Cellulose nanofiber hydrogel with high conductivity electrolytes for high voltage flexible supercapacitors

Abstract

Although flexible double layer capacitors based on hydrogels overcome the drawbacks of commercial double layer capacitors such as low safety and non-deformability, it is still considered as attractive challenges to achieve high conductivity for hydrogel electrolytes as well as high operating voltages for hydrogel flexible supercapacitors. In this paper, ion migration channels were engineered by immobilizing positive and negative charges on polymer skeleton and dispersing cellulose nanofibers in the polymerized polyelectrolyte network, providing ultra-high ionic conductivity (103 mS cm−1).

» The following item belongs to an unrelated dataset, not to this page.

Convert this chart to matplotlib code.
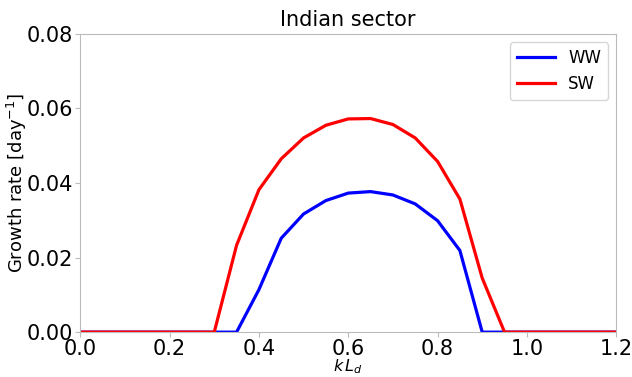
import numpy as np
import matplotlib
matplotlib.use('Agg')
import matplotlib.pyplot as plt

# wavenumber k*Ld and growth rates (1/day)
kLd = [0.0, 0.05, 0.1, 0.15, 0.2, 0.25, 0.3, 0.35, 0.4, 0.45, 0.5, 0.55, 0.6,
       0.65, 0.7, 0.75, 0.8, 0.85, 0.9, 0.95, 1.0, 1.05, 1.1, 1.15, 1.2]
ww = [0, 0, 0, 0, 0, 0, 0, 0, 0.0114, 0.0252, 0.0317, 0.0353, 0.0373,
      0.0377, 0.0368, 0.0344, 0.0299, 0.0219, 0, 0, 0, 0, 0, 0, 0]
sw = [0, 0, 0, 0, 0, 0, 0, 0.0233, 0.0382, 0.0465, 0.0521, 0.0555, 0.0572,
      0.0573, 0.0557, 0.0521, 0.0458, 0.0357, 0.0145, 0, 0, 0, 0, 0, 0]

fig = plt.figure(figsize=(6.32, 3.77), dpi=100)
ax = fig.add_axes([0.127, 0.119, 0.848, 0.791])

ax.plot(kLd, ww, color='blue', lw=2.3, label='WW')
ax.plot(kLd, sw, color='red', lw=2.3, label='SW')

ax.set_xlim(0, 1.2)
ax.set_ylim(0, 0.08)
ax.set_xticks(np.arange(0, 1.21, 0.2))
ax.set_yticks(np.arange(0, 0.081, 0.02))
ax.tick_params(labelsize=15, color='#bbbbbb', pad=2)
ax.tick_params(axis='x', pad=1.5)
for s in ax.spines.values():
    s.set_color('#bbbbbb')

ax.set_title('Indian sector', fontsize=15)
ax.set_xlabel(r'$k\,L_d$', fontsize=11.5)
ax.set_ylabel(r'Growth rate [day$^{-1}$]', fontsize=13)
ax.xaxis.set_label_coords(0.5, -0.086)
ax.yaxis.set_label_coords(-0.095, 0.5)
ax.legend(fontsize=12, loc='upper right', handlelength=2.3)

fig.savefig('out.png', dpi=100)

In addition, K3[Fe(CN)6] was introduced through a soaking method, leading to redox reactions on the surface of carbon electrode during charging and discharging, supporting a relatively wide voltage window (1.8 V). Moreover, the specific capacitance at high current remained 55 % of the specific capacitance at low current, indicating excellent rate performance. In addition, the device displayed high cycling stability (80.05 % after 10,000 cycles). Notably, we successfully light up the red LED with only one device. Accordingly, this work provides a feasible design concept for the development of cellulose nanofibers (CNF) hydrogel-based solid-state electrolyte with high conductivity for flexible supercapacitors with wide potential window and high energy density.